Supplied material>
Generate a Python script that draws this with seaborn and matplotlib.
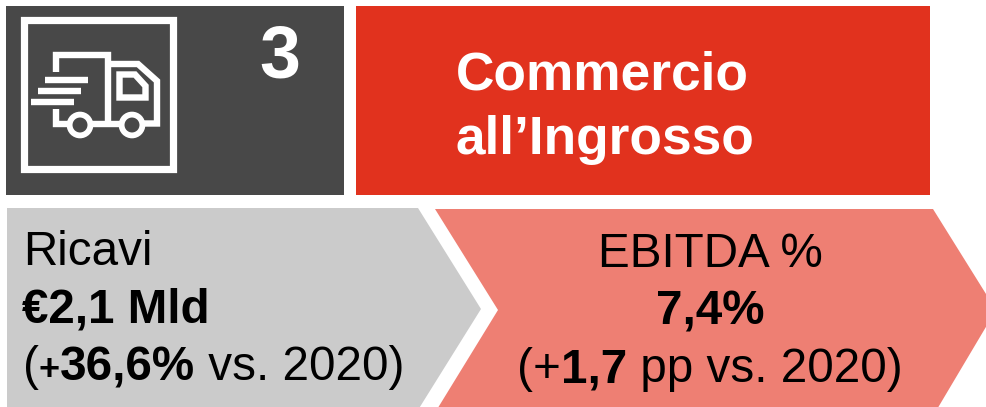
import seaborn as sns
import matplotlib
matplotlib.use("Agg")
import matplotlib.pyplot as plt
from matplotlib.patches import Polygon, Rectangle, Circle

W, H = 987, 407

# colours
DARK = "#484848"
RED = "#E1321E"
GREY = "#CBCBCB"
SALMON = "#EE7F73"

# labels
number_label = "3"
title_lines = ["Commercio", "all\u2019Ingrosso"]
left_title = "Ricavi"
left_value = "\u20ac2,1 Mld"
left_delta = [("(", "normal", 34.3), ("+", "bold", 26), ("36,6%", "bold", 34.3), (" vs. 2020)", "normal", 34.3)]
right_title = "EBITDA %"
right_value = "7,4%"
right_delta = [("(", "normal", 34.3), ("+", "normal", 34.3), ("1,7", "bold", 34.3), (" pp vs. 2020)", "normal", 34.3)]

sns.set_theme(style="white")
plt.rcParams["font.family"] = ["Liberation Sans", "DejaVu Sans"]

fig = plt.figure(figsize=(W / 100, H / 100), dpi=100)
ax = fig.add_axes([0, 0, 1, 1])
ax.set_xlim(0, W)
ax.set_ylim(H, 0)
ax.axis("off")


def draw_runs(x, y, runs, center=False):
    # bold and normal parts of one line, placed one after the other
    rend = fig.canvas.get_renderer()
    widths = []
    for s, weight, size in runs:
        # trailing spaces are not measured, so use a stand-in for them
        t = ax.text(0, 0, s.replace(" ", "\u00a0"), fontsize=size, fontweight=weight)
        widths.append(t.get_window_extent(rend).width)
        t.remove()
    if center:
        x = x - sum(widths) / 2
    for (s, weight, size), w in zip(runs, widths):
        ax.text(x, y, s.replace(" ", "\u00a0"), fontsize=size, fontweight=weight, color="black", va="baseline")
        x += w


# boxes
ax.add_patch(Rectangle((6, 6), 338, 189, color=DARK, lw=0))
ax.add_patch(Rectangle((356, 6), 574, 189, color=RED, lw=0))
ax.add_patch(Polygon([(7, 208), (418, 208), (481, 309), (418, 410), (7, 410)], color=GREY, lw=0))
ax.add_patch(Polygon([(435, 209), (933, 209), (996, 310), (936, 411), (436, 411), (498, 310)], color=SALMON, lw=0))

# truck icon
ax.add_patch(Rectangle((23.5, 19.5), 149, 149, fill=False, ec="white", lw=5.2))
stroke = dict(color="white", lw=4.6, solid_joinstyle="miter", solid_capstyle="butt")
ax.plot([55.5, 55.5, 107.5, 107.5], [72, 55, 55, 123.5], **stroke)
ax.plot([107.5, 138, 157, 157, 144], [64, 64, 81, 123.5, 123.5], **stroke)
ax.plot([55.5, 55.5, 68], [109, 123.5, 123.5], **stroke)
ax.plot([92, 120], [123.5, 123.5], **stroke)
ax.add_patch(Polygon([(119.5, 74.5), (135, 74.5), (145.5, 86), (145.5, 97.5), (119.5, 97.5)],
                     fill=False, ec="white", lw=4.6))
ax.plot([45, 88], [79.5, 79.5], **stroke)
ax.plot([38, 81], [90.5, 90.5], **stroke)
ax.plot([31, 74], [101.5, 101.5], **stroke)
ax.add_patch(Circle((80, 125), 10.4, fc=DARK, ec="white", lw=4.2, zorder=3))
ax.add_patch(Circle((132, 125), 10.4, fc=DARK, ec="white", lw=4.2, zorder=3))

# text
ax.text(280, 77, number_label, fontsize=53, fontweight="bold", color="white", ha="center", va="baseline")
ax.text(455.5, 90, title_lines[0], fontsize=38.3, fontweight="bold", color="white", va="baseline")
ax.text(455.5, 154, title_lines[1], fontsize=38.3, fontweight="bold", color="white", va="baseline")

ax.text(23, 265, left_title, fontsize=34.3, color="black", va="baseline")
ax.text(22, 323, left_value, fontsize=34.3, fontweight="bold", color="black", va="baseline")
draw_runs(23, 380, left_delta)

ax.text(710, 267, right_title, fontsize=34.3, color="black", ha="center", va="baseline")
ax.text(710, 325, right_value, fontsize=34.3, fontweight="bold", color="black", ha="center", va="baseline")
draw_runs(710, 382, right_delta, center=True)

fig.savefig("out.png", dpi=100)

Task requirements>
Reproduce all of the material above word for word. Omit the pictures.

Right answer>
Generate a Python script that draws this with seaborn and matplotlib.
import seaborn as sns
import matplotlib
matplotlib.use("Agg")
import matplotlib.pyplot as plt
from matplotlib.patches import Polygon, Rectangle, Circle

W, H = 987, 407

# colours
DARK = "#484848"
RED = "#E1321E"
GREY = "#CBCBCB"
SALMON = "#EE7F73"

# labels
number_label = "3"
title_lines = ["Commercio", "all\u2019Ingrosso"]
left_title = "Ricavi"
left_value = "\u20ac2,1 Mld"
left_delta = [("(", "normal", 34.3), ("+", "bold", 26), ("36,6%", "bold", 34.3), (" vs. 2020)", "normal", 34.3)]
right_title = "EBITDA %"
right_value = "7,4%"
right_delta = [("(", "normal", 34.3), ("+", "normal", 34.3), ("1,7", "bold", 34.3), (" pp vs. 2020)", "normal", 34.3)]

sns.set_theme(style="white")
plt.rcParams["font.family"] = ["Liberation Sans", "DejaVu Sans"]

fig = plt.figure(figsize=(W / 100, H / 100), dpi=100)
ax = fig.add_axes([0, 0, 1, 1])
ax.set_xlim(0, W)
ax.set_ylim(H, 0)
ax.axis("off")


def draw_runs(x, y, runs, center=False):
    # bold and normal parts of one line, placed one after the other
    rend = fig.canvas.get_renderer()
    widths = []
    for s, weight, size in runs:
        # trailing spaces are not measured, so use a stand-in for them
        t = ax.text(0, 0, s.replace(" ", "\u00a0"), fontsize=size, fontweight=weight)
        widths.append(t.get_window_extent(rend).width)
        t.remove()
    if center:
        x = x - sum(widths) / 2
    for (s, weight, size), w in zip(runs, widths):
        ax.text(x, y, s.replace(" ", "\u00a0"), fontsize=size, fontweight=weight, color="black", va="baseline")
        x += w


# boxes
ax.add_patch(Rectangle((6, 6), 338, 189, color=DARK, lw=0))
ax.add_patch(Rectangle((356, 6), 574, 189, color=RED, lw=0))
ax.add_patch(Polygon([(7, 208), (418, 208), (481, 309), (418, 410), (7, 410)], color=GREY, lw=0))
ax.add_patch(Polygon([(435, 209), (933, 209), (996, 310), (936, 411), (436, 411), (498, 310)], color=SALMON, lw=0))

# truck icon
ax.add_patch(Rectangle((23.5, 19.5), 149, 149, fill=False, ec="white", lw=5.2))
stroke = dict(color="white", lw=4.6, solid_joinstyle="miter", solid_capstyle="butt")
ax.plot([55.5, 55.5, 107.5, 107.5], [72, 55, 55, 123.5], **stroke)
ax.plot([107.5, 138, 157, 157, 144], [64, 64, 81, 123.5, 123.5], **stroke)
ax.plot([55.5, 55.5, 68], [109, 123.5, 123.5], **stroke)
ax.plot([92, 120], [123.5, 123.5], **stroke)
ax.add_patch(Polygon([(119.5, 74.5), (135, 74.5), (145.5, 86), (145.5, 97.5), (119.5, 97.5)],
                     fill=False, ec="white", lw=4.6))
ax.plot([45, 88], [79.5, 79.5], **stroke)
ax.plot([38, 81], [90.5, 90.5], **stroke)
ax.plot([31, 74], [101.5, 101.5], **stroke)
ax.add_patch(Circle((80, 125), 10.4, fc=DARK, ec="white", lw=4.2, zorder=3))
ax.add_patch(Circle((132, 125), 10.4, fc=DARK, ec="white", lw=4.2, zorder=3))

# text
ax.text(280, 77, number_label, fontsize=53, fontweight="bold", color="white", ha="center", va="baseline")
ax.text(455.5, 90, title_lines[0], fontsize=38.3, fontweight="bold", color="white", va="baseline")
ax.text(455.5, 154, title_lines[1], fontsize=38.3, fontweight="bold", color="white", va="baseline")

ax.text(23, 265, left_title, fontsize=34.3, color="black", va="baseline")
ax.text(22, 323, left_value, fontsize=34.3, fontweight="bold", color="black", va="baseline")
draw_runs(23, 380, left_delta)

ax.text(710, 267, right_title, fontsize=34.3, color="black", ha="center", va="baseline")
ax.text(710, 325, right_value, fontsize=34.3, fontweight="bold", color="black", ha="center", va="baseline")
draw_runs(710, 382, right_delta, center=True)

fig.savefig("out.png", dpi=100)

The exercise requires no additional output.